Un sourire qui veut dire "fais gaffe" (photo Barbora Čepelová, avec son aimable autorisation). |
Quand il s’agit d’échapper à leurs
prédateurs, les rongeurs font généralement profil bas. En cas de danger, les
voilà figés et silencieux, camouflés par les couleurs généralement grises ou brunes de leur pelage. Cette capacité à se fondre dans le décor, façonnée par
la sélection naturelle, augmente leurs chances de tromper les sens aiguisés de
leurs poursuivants.
Dans cette course à la discrétion, le
lemming de Norvège (Lemmus lemmus) détonne
complètement. Son pelage bariolé de couleurs contrastées – blanc, roux et noir
- et ses réactions bruyantes quand il est dérangé sont à l’opposé de ce qu’on
observe chez les autres rongeurs, y compris les autres espèces de lemming. Un
nouveau travail indique que ces caractéristiques étonnantes jouent en fait le
rôle de signaux aposématiques - c’est-à-dire des signaux avertissant
les prédateurs qu’ils s’approchent d’une proie plus coriace que les autres, à
la manière des couleurs vives ornant certains insectes et serpents venimeux.

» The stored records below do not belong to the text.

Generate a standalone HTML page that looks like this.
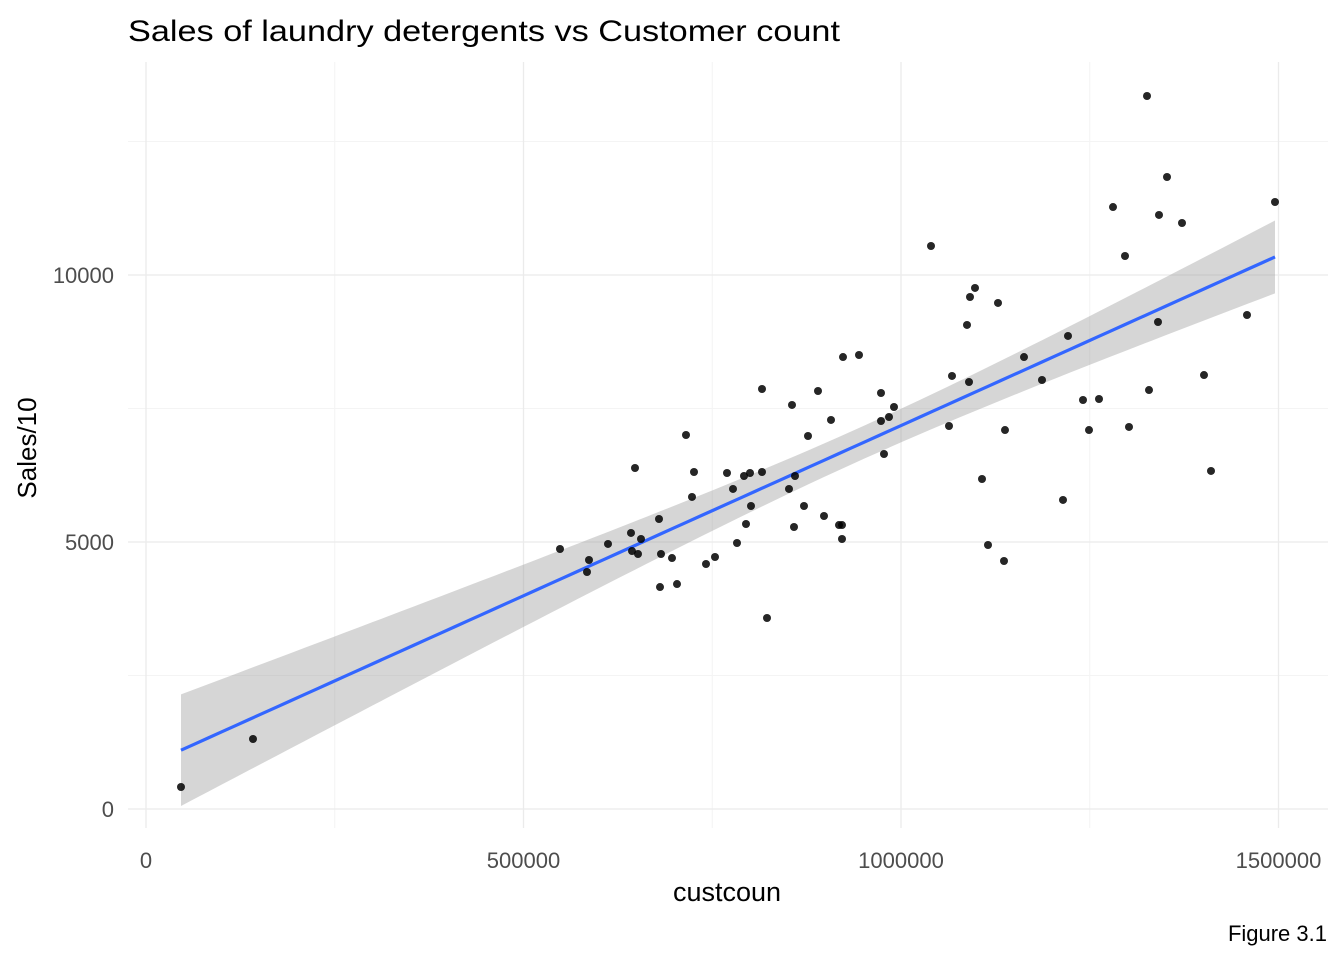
<!DOCTYPE html>
<html><head><meta charset="utf-8"><style>
body{margin:0;background:#fff;}
svg text{font-family:"Liberation Sans",Arial,sans-serif;}
</style></head><body>
<svg id="chart" width="1344" height="960" xmlns="http://www.w3.org/2000/svg">
<text x="128" y="41" font-size="30" textLength="712" lengthAdjust="spacingAndGlyphs" fill="#000">Sales of laundry detergents vs Customer count</text>
<g id="grid"></g>
<g id="band"></g>
<g id="points"></g>
<text x="727" y="901" font-size="27" text-anchor="middle" fill="#000">custcoun</text>
<text transform="translate(36,448) rotate(-90)" font-size="26" text-anchor="middle" fill="#000">Sales/10</text>
<text x="1327" y="941" font-size="22" text-anchor="end" fill="#000">Figure 3.1</text>
</svg>
<script>
const xTicks=[0,500000,1000000,1500000];
const xMinor=[250000,750000,1250000];
const yTicks=[0,5000,10000];
const yMinor=[2500,7500,12500];
const custcoun=[46358,141722,548344,584106,586755,611921,642384,647682,643709,651656,655629,679470,680795,682119,696689,703311,715232,723179,725828,741722,753642,769536,777483,782781,792053,794702,800000,801325,815894,815894,822517,851656,855629,858278,859603,871523,876821,890066,898013,907285,917881,921854,921854,923179,944371,973510,973510,977483,984106,990728,1039735,1063576,1067550,1087417,1090066,1091391,1098013,1107285,1115232,1128477,1136424,1137748,1162914,1186755,1214570,1221192,1241060,1249007,1262252,1280795,1296689,1301987,1325828,1328477,1340397,1341722,1352318,1372185,1401325,1410596,1458278,1495364];
const sales=[412,1311,4869,4438,4663,4963,5169,6386,4831,4775,5056,5431,4157,4775,4700,4213,7004,5843,6311,4588,4719,6292,5993,4981,6236,5337,6292,5674,7865,6311,3577,5993,7566,5281,6236,5674,6985,7828,5487,7285,5318,5318,5056,8464,8502,7790,7266,6648,7341,7528,10543,7172,8109,9064,7996,9588,9757,6180,4944,9476,4644,7097,8464,8034,5787,8858,7659,7097,7678,11273,10356,7154,13352,7846,9120,11124,11835,10974,8127,6330,9251,11367];
const X0=146,XS=377.5/500000,Y0=809,YS=267/5000;
const xs=v=>X0+v*XS, ys=v=>Y0-v*YS;
const NS="http://www.w3.org/2000/svg";
function mk(tag,attrs,parent){const e=document.createElementNS(NS,tag);for(const k in attrs)e.setAttribute(k,attrs[k]);parent.appendChild(e);return e;}
const grid=document.getElementById('grid');
xMinor.forEach(v=>{const l=mk('line',{x1:xs(v),x2:xs(v),y1:62,y2:828,stroke:'#f4f4f4','stroke-width':1},grid);

});
yMinor.forEach(v=>{const l=mk('line',{x1:128,x2:1328,y1:ys(v),y2:ys(v),stroke:'#f4f4f4','stroke-width':1},grid);

});
xTicks.forEach(v=>{const l=mk('line',{x1:xs(v),x2:xs(v),y1:62,y2:828,stroke:'#ebebeb','stroke-width':1.3},grid);


const t=mk('text',{x:xs(v),y:868,'font-size':22,'text-anchor':'middle',fill:'#4d4d4d'},grid);t.textContent=v;

});
yTicks.forEach(v=>{const l=mk('line',{x1:128,x2:1328,y1:ys(v),y2:ys(v),stroke:'#ebebeb','stroke-width':1.3},grid);


const t=mk('text',{x:114,y:ys(v)+8,'font-size':22,'text-anchor':'end',fill:'#4d4d4d'},grid);t.textContent=v;

});
const n=custcoun.length;
const mx=custcoun.reduce((a,b)=>a+b)/n, my=sales.reduce((a,b)=>a+b)/n;
let sxx=0,sxy=0;for(let i=0;i<n;i++){sxx+=(custcoun[i]-mx)**2;sxy+=(custcoun[i]-mx)*(sales[i]-my);}
const b=sxy/sxx,a=my-b*mx;
let sse=0;for(let i=0;i<n;i++)sse+=(sales[i]-a-b*custcoun[i])**2;
const s=Math.sqrt(sse/(n-2)),tq=1.99;
const xmin=Math.min(...custcoun),xmax=Math.max(...custcoun);
const up=[],lo=[],ln=[];
for(let k=0;k<=80;k++){const x=xmin+(xmax-xmin)*k/80;const f=a+b*x;const se=s*Math.sqrt(1/n+(x-mx)**2/sxx);
up.push(xs(x)+','+ys(f+tq*se));lo.unshift(xs(x)+','+ys(f-tq*se));ln.push(xs(x)+','+ys(f));}
const bandG=document.getElementById('band');
const poly=mk('polygon',{points:up.concat(lo).join(' '),fill:'#999999','fill-opacity':0.4},bandG);


const pl=mk('polyline',{points:ln.join(' '),fill:'none',stroke:'#3366ff','stroke-width':3.2},bandG);


const pg=document.getElementById('points');
for(let i=0;i<n;i++){const c=mk('circle',{cx:xs(custcoun[i]),cy:ys(sales[i]),r:4,fill:'#000','fill-opacity':0.85},pg);

}
</script>
</body></html>
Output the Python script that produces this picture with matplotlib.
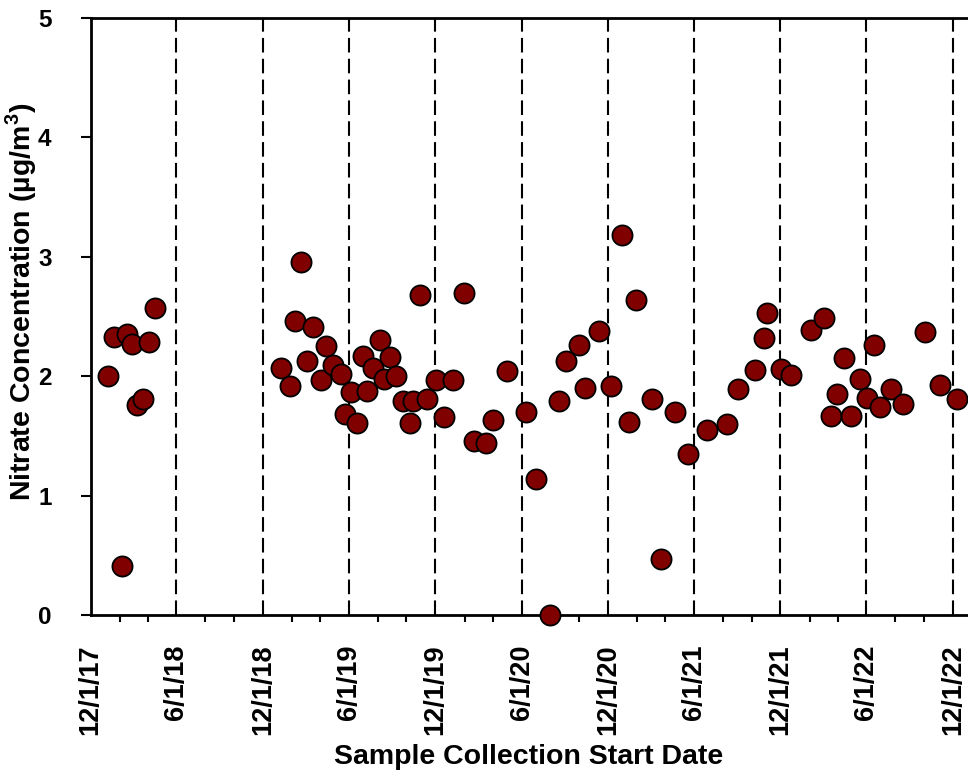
import pandas as pd
import matplotlib.pyplot as plt
import matplotlib.dates as mdates

plt.rcParams['font.family'] = ['Liberation Sans', 'DejaVu Sans']
plt.rcParams['font.weight'] = 'bold'
plt.rcParams['mathtext.fontset'] = 'custom'
plt.rcParams['mathtext.bf'] = 'Liberation Sans:bold'
plt.rcParams['mathtext.rm'] = 'Liberation Sans:bold'

# Sample start dates and nitrate concentrations (ug/m3)
dates = [
    "2018-01-08", "2018-01-19", "2018-02-06", "2018-02-17", "2018-02-27",
    "2018-03-09", "2018-03-22", "2018-04-03", "2018-04-17",
    "2019-01-08", "2019-01-27", "2019-02-07", "2019-02-19", "2019-03-05",
    "2019-03-17", "2019-04-02", "2019-04-13", "2019-04-29", "2019-05-15",
    "2019-05-23", "2019-06-05", "2019-06-18", "2019-06-30", "2019-07-10",
    "2019-07-22", "2019-08-07", "2019-08-14", "2019-08-27", "2019-09-08",
    "2019-09-23", "2019-10-08", "2019-10-15", "2019-10-29", "2019-11-14",
    "2019-12-02", "2019-12-20", "2020-01-08", "2020-01-31", "2020-02-20",
    "2020-03-18", "2020-04-01", "2020-04-30", "2020-06-11", "2020-07-02",
    "2020-07-30", "2020-08-19", "2020-09-02", "2020-10-01", "2020-10-14",
    "2020-11-11", "2020-12-08", "2020-12-31", "2021-01-14", "2021-01-30",
    "2021-03-03", "2021-03-24", "2021-04-21", "2021-05-19", "2021-06-29",
    "2021-08-10", "2021-09-03", "2021-10-09", "2021-10-27", "2021-11-03",
    "2021-12-02", "2021-12-24", "2022-02-03", "2022-03-04", "2022-03-17",
    "2022-03-31", "2022-04-14", "2022-04-30", "2022-05-19", "2022-06-03",
    "2022-06-16", "2022-06-30", "2022-07-24", "2022-08-17", "2022-10-04",
    "2022-11-04", "2022-12-10",
]
nitrate = [
    2.00, 2.33, 0.41, 2.35, 2.27,
    1.76, 1.81, 2.29, 2.57,
    2.07, 1.92, 2.46, 2.96, 2.13,
    2.41, 1.97, 2.25, 2.09, 2.02,
    1.68, 1.87, 1.61, 2.17, 1.88,
    2.07, 2.30, 1.98, 2.16, 2.00,
    1.79, 1.61, 1.79, 2.68, 1.81,
    1.97, 1.66, 1.97, 2.70, 1.46,
    1.44, 1.63, 2.04, 1.70, 1.14,
    0.00, 1.79, 2.13, 2.26, 1.90,
    2.38, 1.92, 3.18, 1.62, 2.64,
    1.81, 0.47, 1.70, 1.35, 1.55,
    1.60, 1.89, 2.05, 2.32, 2.53,
    2.06, 2.01, 2.39, 2.49, 1.67,
    1.85, 2.15, 1.67, 1.98, 1.82,
    2.26, 1.74, 1.89, 1.77, 2.37,
    1.93, 1.81,
]

df = pd.DataFrame({"date": pd.to_datetime(dates), "nitrate": nitrate})

fig = plt.figure(figsize=(9.68, 7.74), dpi=100)
ax = fig.add_axes([0.0935, 0.2054, 0.906, 0.7713])

ax.plot(df["date"], df["nitrate"], linestyle="none", marker="o",
        markersize=14.5, markerfacecolor="#800000", markeredgecolor="black",
        markeredgewidth=1.3, clip_on=False, zorder=5)

ax.set_xlim(pd.Timestamp("2017-12-01"), pd.Timestamp("2023-01-01"))
ax.set_ylim(0, 5)

# x ticks every 6 months, minor every 2 months
ax.xaxis.set_major_locator(mdates.MonthLocator(bymonth=[6, 12], bymonthday=1))
ax.xaxis.set_minor_locator(mdates.MonthLocator(bymonth=[2, 4, 8, 10], bymonthday=1))
ax.xaxis.set_major_formatter(mdates.DateFormatter("%-m/%-d/%y"))
ax.set_yticks([0, 1, 2, 3, 4, 5])

ax.grid(axis="x", which="major", color="black", linewidth=1.5,
        linestyle=(0, (7, 3)))

for lbl in ax.get_xticklabels():
    lbl.set_rotation(90)
ax.tick_params(axis="x", which="major", length=0, pad=21, labelsize=19.5)
ax.tick_params(axis="x", which="minor", direction="out", length=5, width=1.5)
ax.tick_params(axis="y", direction="out", length=7, width=1.5, pad=21,
               labelsize=17.5)

ax.spines["right"].set_visible(False)
for side in ["left", "bottom", "top"]:
    ax.spines[side].set_linewidth(2)

ax.set_xlabel("Sample Collection Start Date", fontsize=20.5, fontweight="bold")
ax.set_ylabel(r"Nitrate Concentration (µg/m$^{\mathbf{3}}$)", fontsize=20.5,
              fontweight="bold")
ax.xaxis.set_label_coords(0.5, -0.238)
ax.xaxis.label.set_va("center")
ax.yaxis.set_label_coords(-0.079, 0.525)
ax.yaxis.label.set_va("center")

fig.savefig("out.png", dpi=100)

Avec leurs dents pour armes principales, ces
lemmings savent en effet se montrer très offensifs. Ils sont capables de mettre
en déroute de petits prédateurs comme les hermines, pourtant spécialistes de la chasse aux micro-rongeurs, et les labbes, ces oiseaux marins qui écument les terres pendant leur période de reproduction. On les a même
déjà vus tuer une belette ! Le risque pour les prédateurs est donc réel.
Pour qu’il y ait aposématisme, ce risque doit aussi être aisément identifiable
à distance. Or, l’apparence de l’animal et son comportement y contribuent de
plusieurs façons.
Une expérience a ainsi
montré que les couleurs particulières du lemming de Norvège le rendent nettement
plus détectable que les autres rongeurs partageant les mêmes habitats, comme le
campagnol du Sundevaall.
Le lemming de Norvège n'est pas un modèle de camouflage (photo kgleditsch). |
Enfin, comme pour corser un peu plus le
tableau, le lemming n’hésite pas à bondir tout en émettant des cris très
audibles : cette mise en garde sonore est systématique si l’intrus
approche à moins de 5 mètres, et elle résonne parfois à plus de 10 mètres de
distance !
L'avertissement à la fois sonore et visuel du lemming de Norvège (on parle de signal multimodal) augmenterait les chances que sa démonstration de force soit perçue par les prédateurs (vidéo avec l'autorisation d'Alexander Ryden).
Les prédateurs peuvent donc difficilement
confondre ce lemming surexcité avec des campagnols, nettement plus discrets et
bien moins bagarreurs. En le différenciant des proies « faciles »,
ces signaux visuels et sonores augmenteraient les chances de survie du lemming puisqu'ils feraient renoncer un certain nombre de ses agresseurs. Au regard de leur
abondance dans la nature, les lemmings de Norvège sont ainsi largement
sous-représentés dans les trophées de chasse des labbes, tandis que les campagnols y sont
sur-représentés.
Depuis sa conceptualisation au XIXe
siècle et jusqu’à aujourd’hui, l’évolution des traits aposématiques n’a cessé
d’être débattue. De nouveaux exemples dans des groupes taxonomiques où
l’aposématisme est rare, comme ici chez les mammifères, peuvent donc aider à
mieux cerner les conditions qui favorisent son apparition.
Référence :
Andersson M., 2015 - “Aposematism and crypsis in a rodent: antipredator defence
of the Norwegian lemming”, Behavioural Ecology and Sociobiology 347: 651-654 (doi: 10.1007/s00265-014-1868-7).